Nike is the known manufacturer of footwear and is well known for its development,
design, manufacturing and worldwide marketing. It manufactures footwear,
equipment, apparel, accessories and provides services to the customers. Nike’s
world centre of operations is situated on a 177-acre campus near BearOrton,
Oregon, United States. It has more than 800 outlets throughout the world and they
also sell their products through different intermediates. Nikes objective is to provide
quality products in reasonable prices by keeping their manufacturing costs down.
This would help the business to increase their sales and help increase their revenue,
which means more profits and satisfied shareholders, which in turn can help them to
grow their business even further. Nike is falling in Chinas market but its objective is
to reorganise their policies, work through excess inventory and rethink their publicity
tour which includes sports teams like NBA. It is a Public Limited Company (PLC) as
its shares are available on the stock exchange, this means anyone from the public
can purchase their shares. It has limited liability which means the shareholders
would only loose what they have invested in.Nike is in the secondary sector as well
as the tertiary sector as it assembles its products through the secondary sector and
trades its products through their employees with many different branches throughout
the world, which in turn differentiates its sector clearly. Nike is a large scale business
as it has its outlets in almost every country ( more than 800 ) and it has more than
44,000 workforces.

, McDonalds is the world’s most famous fast food restaurant. The company began in
1940, Their Headquarters are located in United States. McDonalds is the world’s
largest chain of hamburgers which serves around 68 million customers daily and is in
119 countries with more than 35,000 outlets. It specialises in hamburgers but it has
also many other products to offer to its customer. It makes sure that they have
something similar for customers on their menu. They also provide seasonal products
like McRibs which is seasonal. This helps the business to generate revenue.
McDonalds aims to provide quality food in affordable prices, they does this by
employing 91,500 annually and investing 43 Million on their training and
development. It also a part of the local community as they support the range of
community activities like litter picking and supporting local football matches.

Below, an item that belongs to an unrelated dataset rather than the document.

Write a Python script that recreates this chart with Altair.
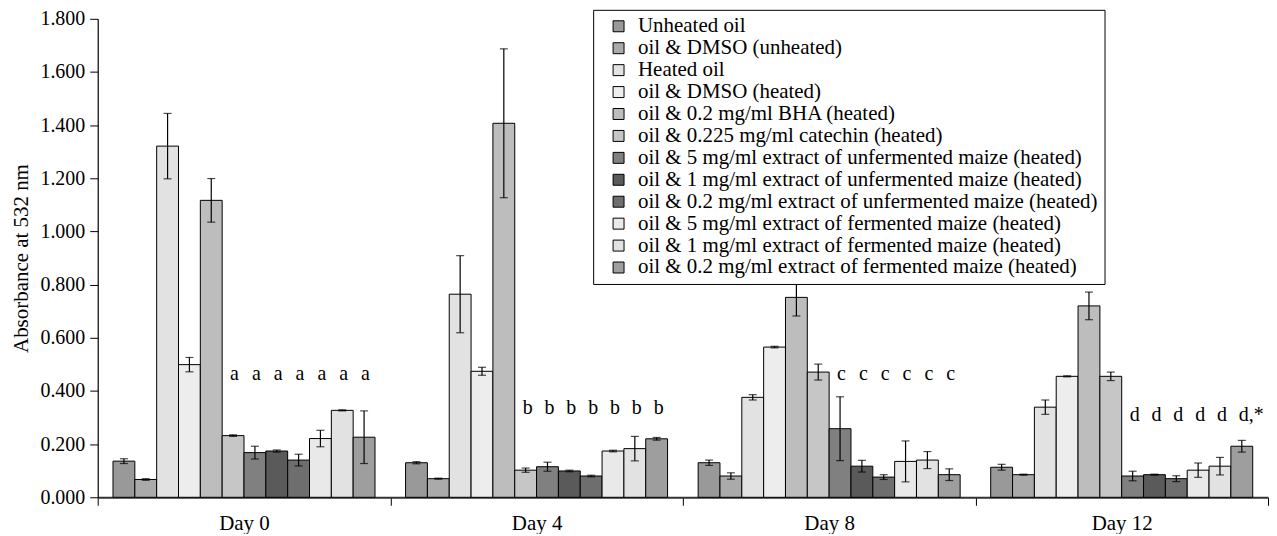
import altair as alt
import pandas as pd

days = ["Day 0", "Day 4", "Day 8", "Day 12"]
series = [
    "Unheated oil",
    "oil & DMSO (unheated)",
    "Heated oil",
    "oil & DMSO (heated)",
    "oil & 0.2 mg/ml BHA (heated)",
    "oil & 0.225 mg/ml catechin (heated)",
    "oil & 5 mg/ml extract of unfermented maize (heated)",
    "oil & 1 mg/ml extract of unfermented maize (heated)",
    "oil & 0.2 mg/ml extract of unfermented maize (heated)",
    "oil & 5 mg/ml extract of fermented maize (heated)",
    "oil & 1 mg/ml extract of fermented maize (heated)",
    "oil & 0.2 mg/ml extract of fermented maize (heated)",
]

day0 = [0.136, 0.067, 1.321, 0.499, 1.117, 0.232, 0.168, 0.174, 0.140, 0.221, 0.327, 0.226]
err0 = [0.009, 0.003, 0.123, 0.027, 0.082, 0.003, 0.024, 0.004, 0.022, 0.031, 0.002, 0.099]
day4 = [0.130, 0.070, 0.764, 0.474, 1.407, 0.102, 0.115, 0.099, 0.080, 0.174, 0.183, 0.220]
err4 = [0.004, 0.002, 0.145, 0.015, 0.280, 0.008, 0.017, 0.003, 0.003, 0.003, 0.046, 0.005]
day8 = [0.130, 0.080, 0.376, 0.565, 0.752, 0.471, 0.258, 0.117, 0.076, 0.135, 0.140, 0.085]
err8 = [0.010, 0.012, 0.010, 0.003, 0.070, 0.030, 0.120, 0.022, 0.009, 0.077, 0.032, 0.022]
day12 = [0.113, 0.085, 0.339, 0.455, 0.720, 0.455, 0.080, 0.085, 0.070, 0.102, 0.117, 0.192]
err12 = [0.011, 0.002, 0.027, 0.002, 0.052, 0.016, 0.018, 0.002, 0.011, 0.027, 0.033, 0.022]

letters0 = ["", "", "", "", "", "a", "a", "a", "a", "a", "a", "a"]
letters4 = ["", "", "", "", "", "b", "b", "b", "b", "b", "b", "b"]
letters8 = ["", "", "", "", "", "", "c", "c", "c", "c", "c", "c"]
letters12 = ["", "", "", "", "", "", "d", "d", "d", "d", "d", "d,*"]
letter_levels = [0.443, 0.313, 0.44, 0.288]

y_ticks = [0.0, 0.2, 0.4, 0.6, 0.8, 1.0, 1.2, 1.4, 1.6, 1.8]

means = [day0, day4, day8, day12]
errs = [err0, err4, err8, err12]
letters = [letters0, letters4, letters8, letters12]

rows = []
for di, d in enumerate(days):
    for si, s in enumerate(series):
        m = means[di][si]
        e = errs[di][si]
        rows.append({
            "day": d, "series": s, "value": m,
            "lo": m - e, "hi": m + e,
            "letter": letters[di][si], "ly": letter_levels[di],
        })
df = pd.DataFrame(rows)

fills = ["#999999", "#aaaaaa", "#e2e2e2", "#ededed", "#bdbdbd", "#c6c6c6",
         "#808080", "#5a5a5a", "#6e6e6e", "#e9e9e9", "#e2e2e2", "#9e9e9e"]

FONT = "Liberation Serif"

base = alt.Chart(df).encode(
    x=alt.X("day:N", sort=days,
            scale=alt.Scale(paddingInner=0, paddingOuter=0),
            axis=alt.Axis(title=None, labelAngle=0, tickBand="extent", tickSize=8,
                          tickColor="black", domainColor="#333333", domainWidth=2,
                          labelFont=FONT, labelFontSize=21, labelColor="black",
                          labelPadding=7)),
    xOffset=alt.XOffset("series:N", sort=series,
                        scale=alt.Scale(paddingInner=0, paddingOuter=0.70)),
)

bars = base.mark_bar(stroke="black", strokeWidth=1).encode(
    y=alt.Y("value:Q", scale=alt.Scale(domain=[0, 1.8], nice=False),
            axis=alt.Axis(title="Absorbance at 532 nm", values=y_ticks, format=".3f",
                          grid=False, tickSize=8, tickColor="black", domainColor="black",
                          domainWidth=1.2, labelFont=FONT, labelFontSize=20,
                          labelColor="black", labelPadding=5, titleFont=FONT,
                          titleFontSize=21, titleFontWeight="normal", titleColor="black",
                          titlePadding=8)),
    color=alt.Color("series:N", sort=series,
                    scale=alt.Scale(domain=series, range=fills),
                    legend=alt.Legend(title=None, orient="none", legendX=497, legendY=-9,
                                      symbolType="square", symbolSize=121,
                                      symbolStrokeColor="black", symbolStrokeWidth=1,
                                      labelFont=FONT, labelFontSize=21, labelColor="black",
                                      labelLimit=700, rowPadding=0, padding=6,
                                      symbolOffset=9, labelOffset=9,
                                      strokeColor="black", fillColor="white")),
)

rules = base.mark_rule(color="black", strokeWidth=1.2).encode(
    y="lo:Q", y2="hi:Q")
caps_hi = base.mark_tick(color="black", size=8, thickness=1.2).encode(y="hi:Q")
caps_lo = base.mark_tick(color="black", size=8, thickness=1.2).encode(y="lo:Q")

labels = base.transform_filter(alt.datum.letter != "").mark_text(
    align="left", baseline="alphabetic", font=FONT, fontSize=20, color="black", dx=-3
).encode(y="ly:Q", text="letter:N")

chart = alt.layer(bars, rules, caps_hi, caps_lo, labels).properties(
    width=1174, height=480,
    padding={"left": 3, "top": 0, "right": 0, "bottom": 0},
).configure_view(stroke=None)

chart.save("out.html", embed_options={"renderer": "svg", "actions": False})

McDonalds brand mission is to be their customers favourite place to eat and drink.
McDonalds is a public limited company (plc), which means anyone can buy its
shares from the stock exchange. McDonalds has advantages of being a public
limited company , as they need to carry out expensive operations to meet their aims
and objectives , so they can gather more investment from their shareholders. This
helps to increase their budget which means they can carry out expensive measures
to increase its awareness to the public and help to expand its business. McDonalds
also operate as a franchise that is when a person purchases the right to use its logo,
successful formula, and brand image for a specific time. There’s a less risk for failure
as the business is well recognised among the consumers and you almost get to be
the own boss, because the owner manages schedule, tasks and staff. There’s no
need for advertising as the advertising campaigns are controlled by CEO. However
buying a franchise is too expensive, which includes fees, start-up capital and
ongoing royalty fees, hence cutting down the profits. The owners do not provide
assistance in any from and the franchise owner is on its own. McDonalds is a large
scale business because it is operated in more than 119 countries and has more than
35,000 branches with more than 91,500 employees. This can only be achieved by a
large scale business so it clearly indicates that McDonalds is a large scale business.